Madison County has demonstrated its commitment to reducing energy use by conducting comprehensive energy audits and upgrading to light-emitting diode (LED) technology in government buildings. In addition, the county installed a 50-kilowatt solar photovoltaic (PV) array and is one of the first communities in the nation to install a flexible solar PV cap on its local landfill.
Innovation through Partnerships
Madison County also earned innovation points toward certification for a unique public-private partnership between the county and a local lumber company at the Agriculture and Renewable Energy Park. The county harvests methane gas from its active landfill and uses it to fuel an electrical generator. Cazenovia-based Johnson Brothers Lumber then uses the waste heat from this gas-to-energy facility to dry lumber in a kiln sited on the property. The gas-to-energy facility also provides heat to other county buildings that are part of the landfill complex. The Agriculture and Renewable Energy Park exemplifies Madison County’s commitment to building a vibrant green economy and preserving the natural beauty of the region.

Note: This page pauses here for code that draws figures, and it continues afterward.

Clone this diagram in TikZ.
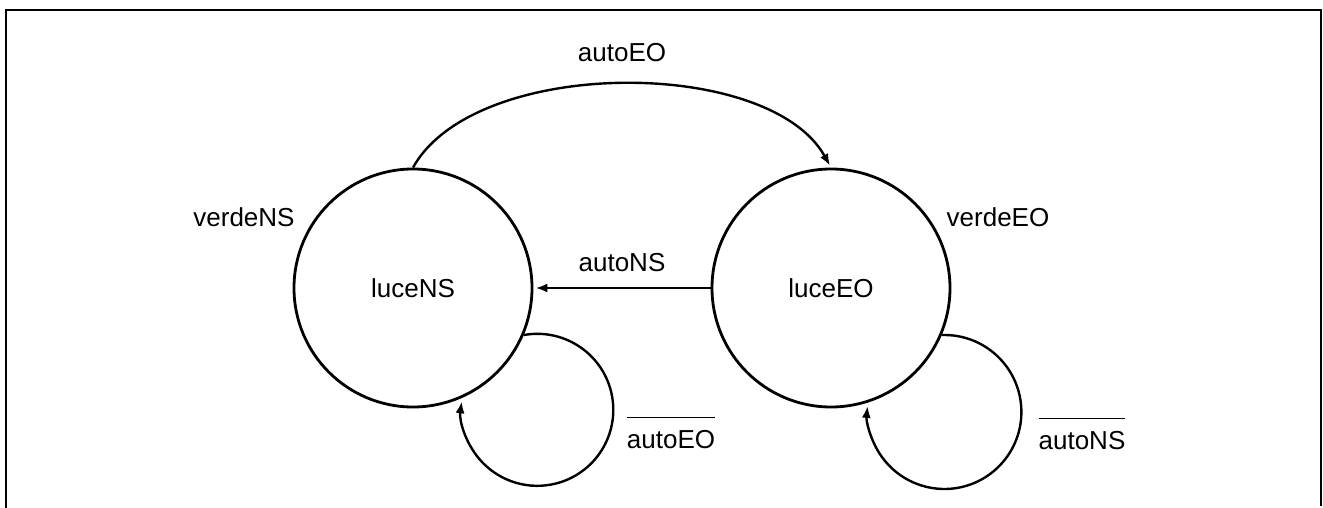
\documentclass[tikz,border=0pt]{standalone}
\usepackage{fontspec}
\setmainfont{Liberation Sans}
\usetikzlibrary{automata,positioning,arrows.meta}

\begin{document}
\begin{tikzpicture}[x=0.5pt,y=-0.5pt,>={Latex[length=6pt,width=4.5pt]},shorten >=1pt,node distance=209pt,on grid,auto,
    every state/.style={minimum size=119pt,line width=1.4pt,inner sep=0pt},
    font=\fontsize{13}{15}\selectfont,line width=1.2pt]
  \useasboundingbox (0,0) rectangle (1323,508);
  \draw[line width=1pt] (6,508) -- (6,10) -- (1321,10) -- (1321,508);
  \node[state] (ns) at (413,288) {luceNS};
  \node[state] (eo) [right=of ns] {luceEO};
  \node (vns) [above left=35.5pt and 84.5pt of ns] {verdeNS};
  \node (veo) [above right=35.5pt and 83.5pt of eo] {verdeEO};
  \node (nons) [below right=72.25pt and 129pt of ns] {$\overline{\mbox{\rule{0pt}{14pt}autoEO}}$};
  \node (noeo) [below right=72.75pt and 125.5pt of eo] {$\overline{\mbox{\rule{0pt}{14pt}autoNS}}$};
  \path[->]
  (ns.north) edge[out=61,in=119,looseness=0.78] node[above=7.5pt] {autoEO} (eo.north)
  (eo) edge node[above=4pt] {autoNS} (ns);
  % self loops
  \draw[->] (ns.-23) arc[start angle=100.2, end angle=-188, radius=38pt];
  \draw[->] (eo.-23) arc[start angle=91.9, end angle=-186, radius=38.5pt];
\end{tikzpicture}
\end{document}
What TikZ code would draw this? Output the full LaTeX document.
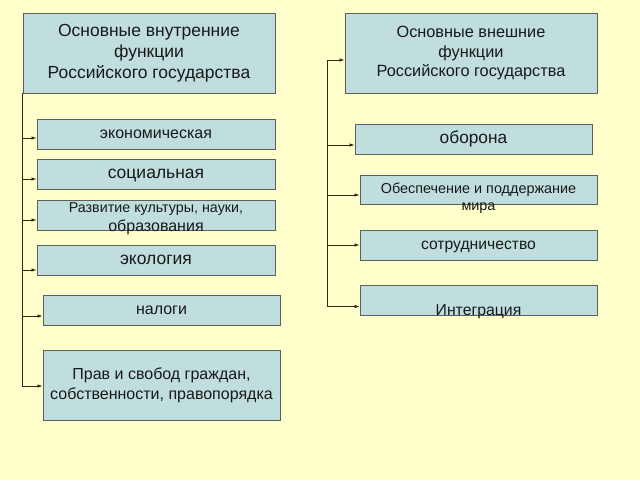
\documentclass[tikz,border=0pt]{standalone}
\usepackage{fontspec}
\setmainfont{Liberation Sans}
\usetikzlibrary{arrows.meta}
\definecolor{bg}{RGB}{255,255,204}
\definecolor{boxfill}{RGB}{192,222,222}
\definecolor{boxline}{RGB}{95,95,90}
\definecolor{conn}{RGB}{45,40,15}
\begin{document}
\begin{tikzpicture}[x=1pt,y=-1pt,
  fbox/.style={draw=boxline, line width=0.9pt, fill=boxfill, inner sep=0pt, align=center, text=black!90},
  one/.style={text height=#1, text depth=0pt},
  lbl/.style={text=black!90, align=center, inner sep=0pt},
  arr/.style={draw=conn, line width=0.8pt, -{Latex[length=5pt,width=3.5pt]}}]
\useasboundingbox (0,0) rectangle (640,480);
\fill[bg] (0,0) rectangle (640,480);

% left column
\node[fbox, minimum width=252, minimum height=80, font=\fontsize{17.5}{21}\selectfont] (t1) at (149,53)
  {Основные внутренние\\функции\\Российского государства};
\node[fbox, one=8.4pt, minimum width=238, minimum height=30, font=\fontsize{16}{19}\selectfont] (l1) at (156,134) {экономическая};
\node[fbox, one=9.1pt, minimum width=238, minimum height=30, font=\fontsize{17.5}{21}\selectfont] (l2) at (156,174) {социальная};
\node[fbox, minimum width=238, minimum height=30,
  label={[lbl, font=\fontsize{14.3}{17}\selectfont, yshift=-3.5pt]center:{Развитие культуры, науки,\\[1.5pt]\fontsize{16}{17}\selectfont образования}}] (l3) at (156,215) {};
\node[fbox, one=9.1pt, minimum width=238, minimum height=30, font=\fontsize{17.5}{21}\selectfont] (l4) at (156,260) {экология};
\node[fbox, one=8.4pt, minimum width=237, minimum height=30, font=\fontsize{16}{19}\selectfont] (l5) at (161.5,310) {налоги};
\node[fbox, minimum width=237, minimum height=70, font=\fontsize{16}{20}\selectfont] (l6) at (161.5,385)
  {Прав и свобод граждан,\\собственности, правопорядка};

% right column
\node[fbox, minimum width=252, minimum height=80, font=\fontsize{16.3}{19.5}\selectfont] (t2) at (471,53)
  {Основные внешние\\функции\\Российского государства};
\node[fbox, one=9pt, minimum width=237, minimum height=30, font=\fontsize{17.3}{21}\selectfont] (r1) at (473.5,139) {оборона};
\node[fbox, minimum width=237, minimum height=29,
  label={[lbl, font=\fontsize{14.4}{17}\selectfont, yshift=-9pt]center:{Обеспечение и поддержание\\мира}}] (r2) at (478.5,189.5) {};
\node[fbox, one=8.2pt, minimum width=237, minimum height=30, font=\fontsize{15.7}{19}\selectfont] (r3) at (478.5,245) {сотрудничество};
\node[fbox, minimum width=237, minimum height=30,
  label={[lbl, font=\fontsize{15.8}{19}\selectfont, one=8.2pt, yshift=-11pt]center:{Интеграция}}] (r4) at (478.5,300.5) {};

% left connectors
\draw[arr] (t1.south west) |- ([yshift=-1pt]l6.west);
\foreach \n/\d in {l1/-4pt, l2/-5pt, l3/-5pt, l4/-10pt, l5/-6pt}
  \draw[arr] ([yshift=\d]\n.west -| t1.south west) -- ([yshift=\d]\n.west);

% right connectors
\coordinate (spR) at (327,60);
\draw[arr] (spR) -- (spR -| t2.west);
\draw[arr] (spR) |- ([yshift=-6pt]r4.west);
\foreach \n/\d in {r1/-6pt, r2/-5.5pt, r3/0pt}
  \draw[arr] ([yshift=\d]\n.west -| spR) -- ([yshift=\d]\n.west);
\end{tikzpicture}
\end{document}
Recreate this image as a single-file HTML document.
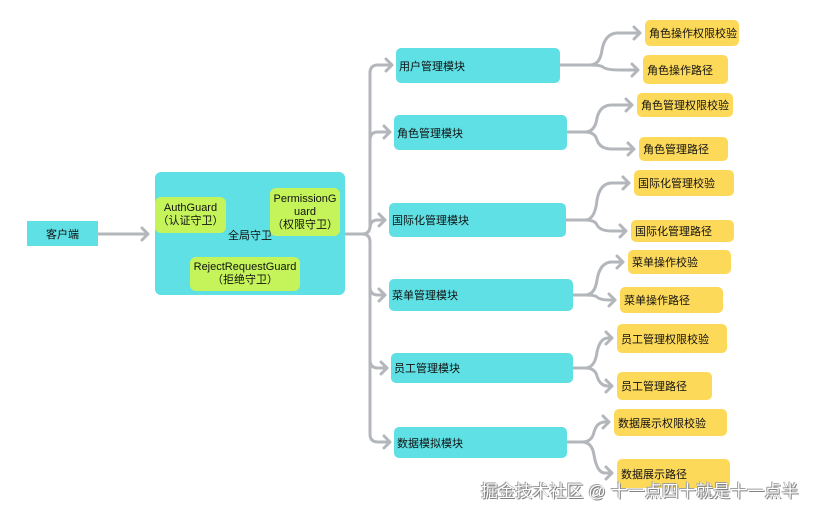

“Caring for our beautiful landscape and abundant natural resources has always been part of our way of life in Madison County,” said John Becker, Madison County Board of Supervisors Chairman. “We are proud to be recognized as a Certified Climate Smart Community because it acknowledges the hard work, innovative thinking and collaboration of multiple departments and municipal partners. This designation reflects our deep commitment to be good stewards of the environment for generations to come.”